During this phase participants focused on the modular architecture concept (hardware and software), designed to ensure the autonomous operation of any terrestrial platform, whether crewed or not. Safran Electronics & Defense was able to deploy this architecture on three different types of platforms included in the FURIOUS system. The optional tranche aims to optimize this architecture and make the autonomous functions developed more robust (tracking passage points, replaying trajectories, monitoring the leader, autonomous target homing, etc.) within more complex and unstable environments.

Safran Electronics & Defense builds on its skills and expertise to ensure the autonomy of both land and airborne platforms: automated planning and control, navigation and geolocation, 3D environment perception based on semantic segmentation, artificial intelligence-based processing and critical embedded software.

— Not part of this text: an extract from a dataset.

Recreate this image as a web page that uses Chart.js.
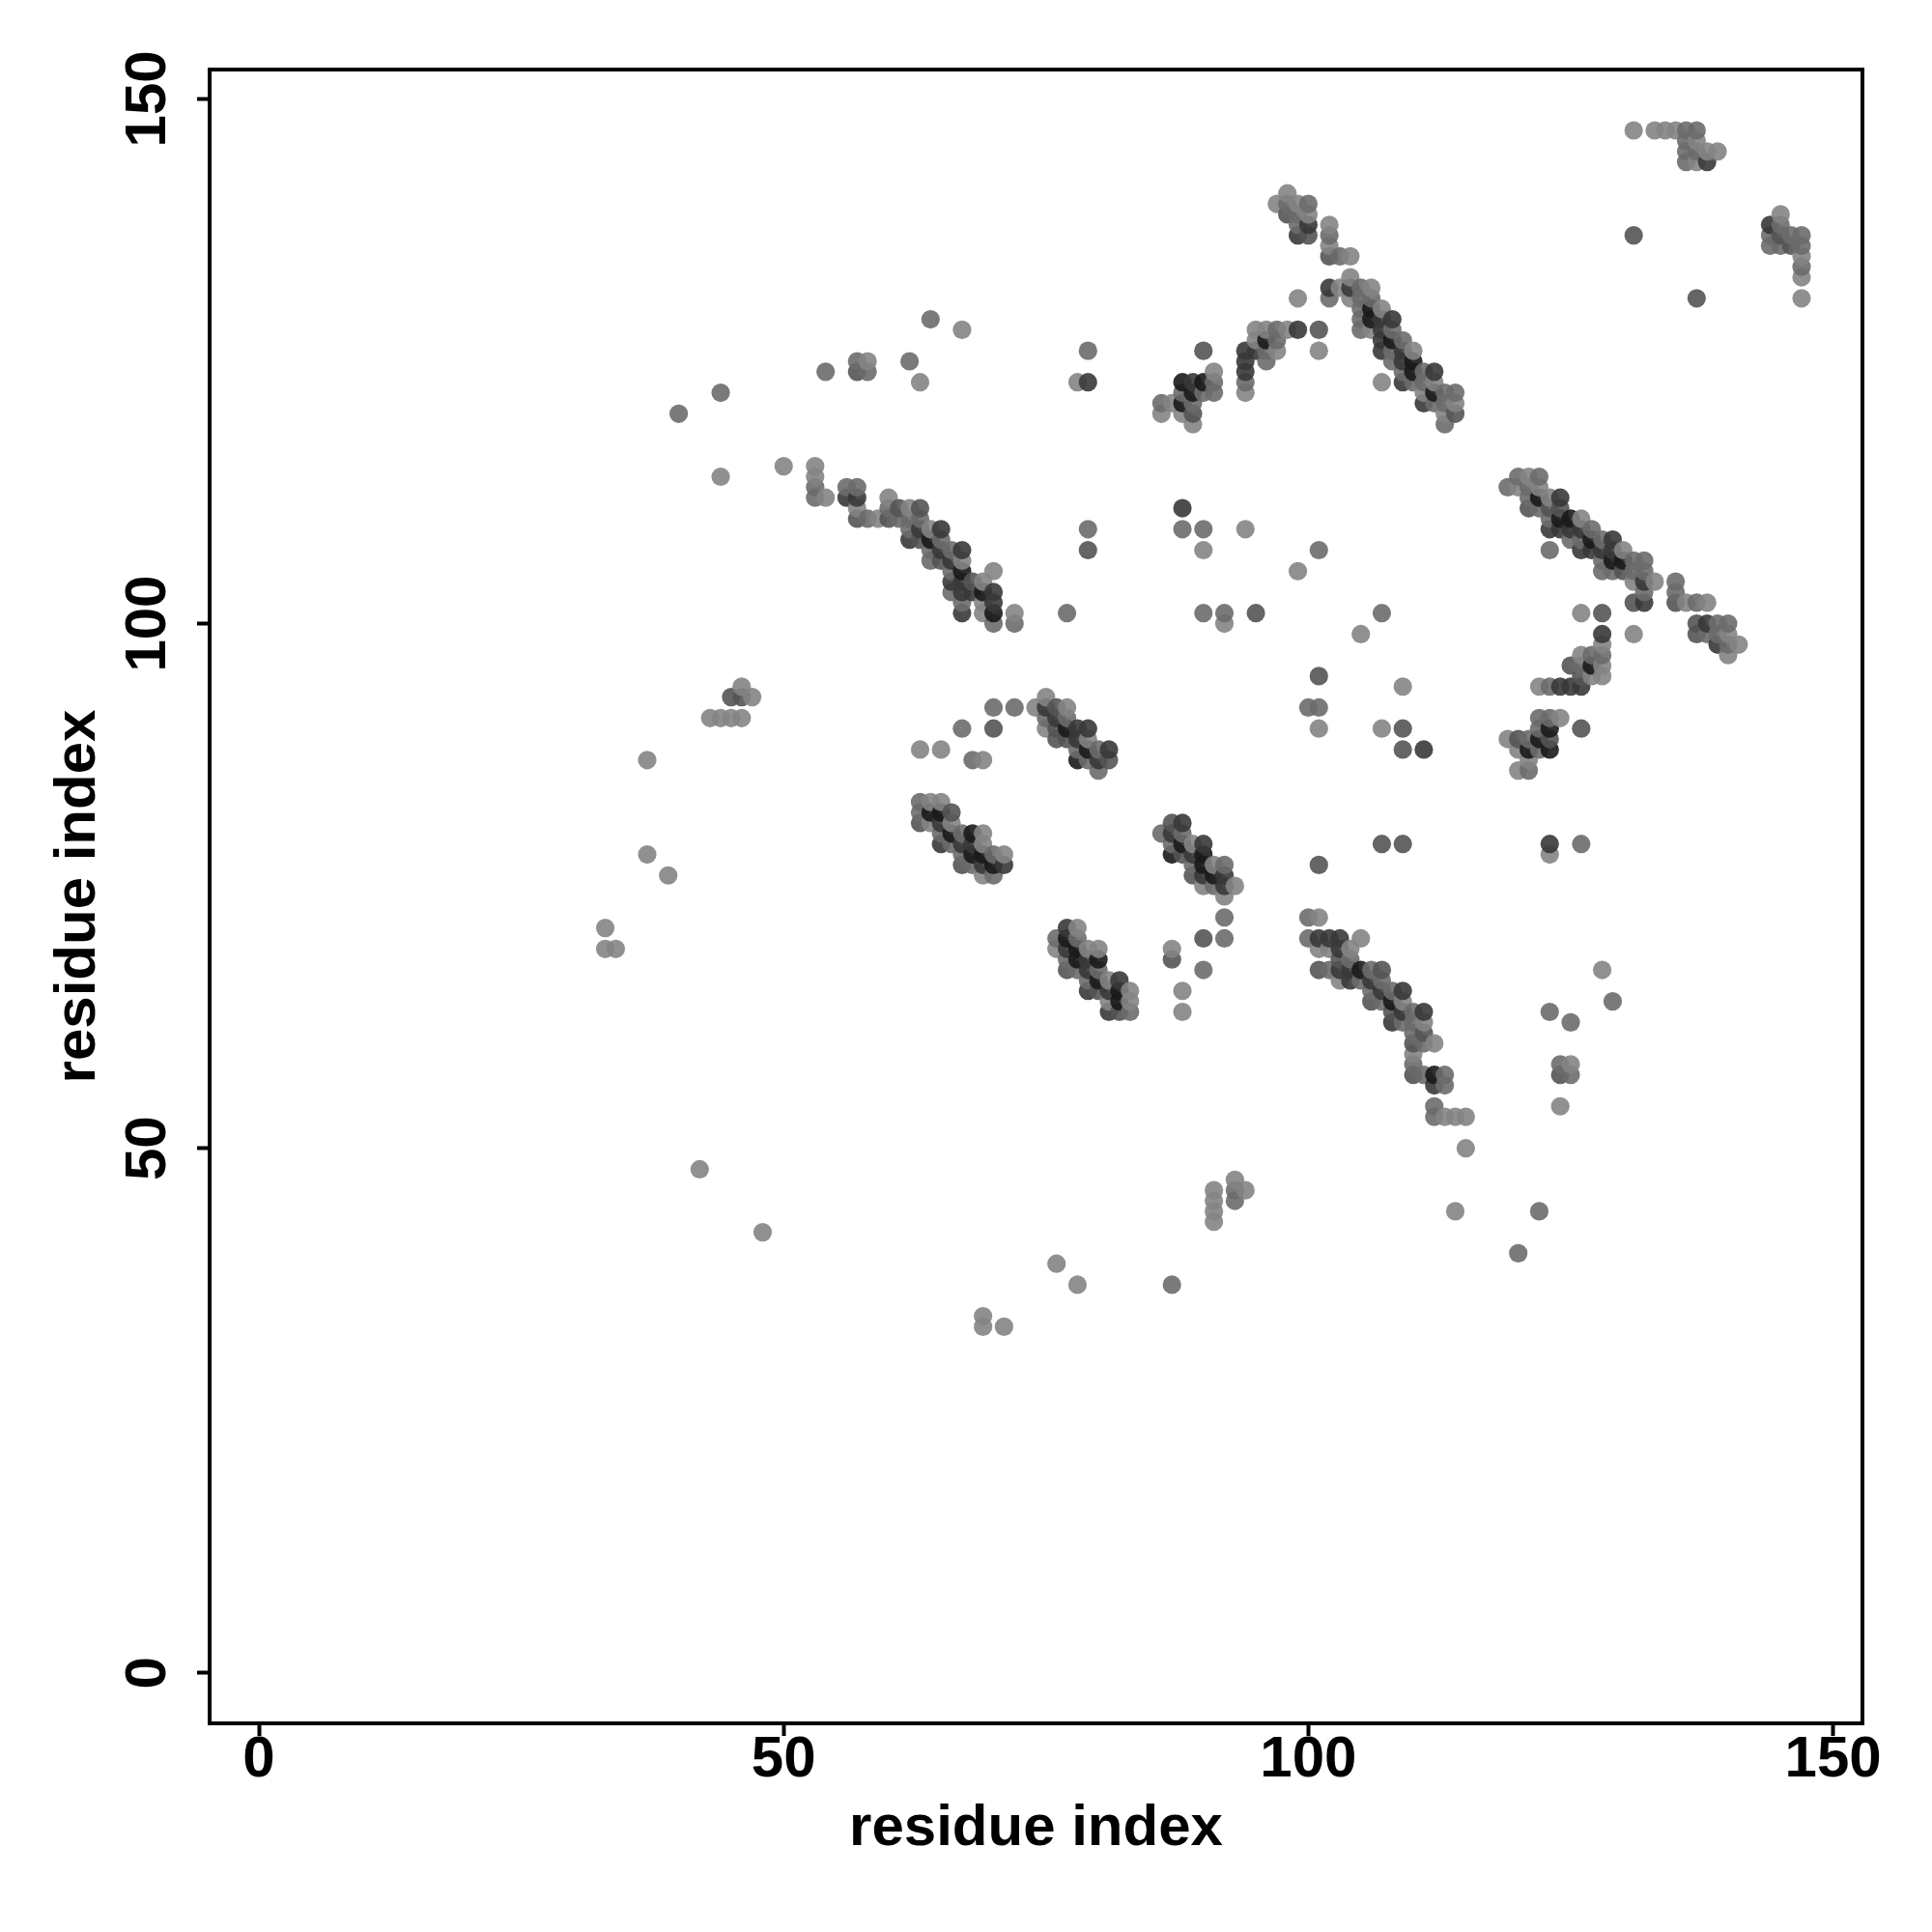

Critical building blocks for future programs could be developed in the short term, based on the operational advantages of autonomous functions in a number of scenarios, the applicability of a judicious incremental approach and a clear convergence towards adaptable modular solutions.

From this viewpoint, the launch of the planned Vulcain robotics unit by the French Army, designed to officialize the Army’s robotics needs by 2030, is a clear sign for the players involved of the viability of this approach.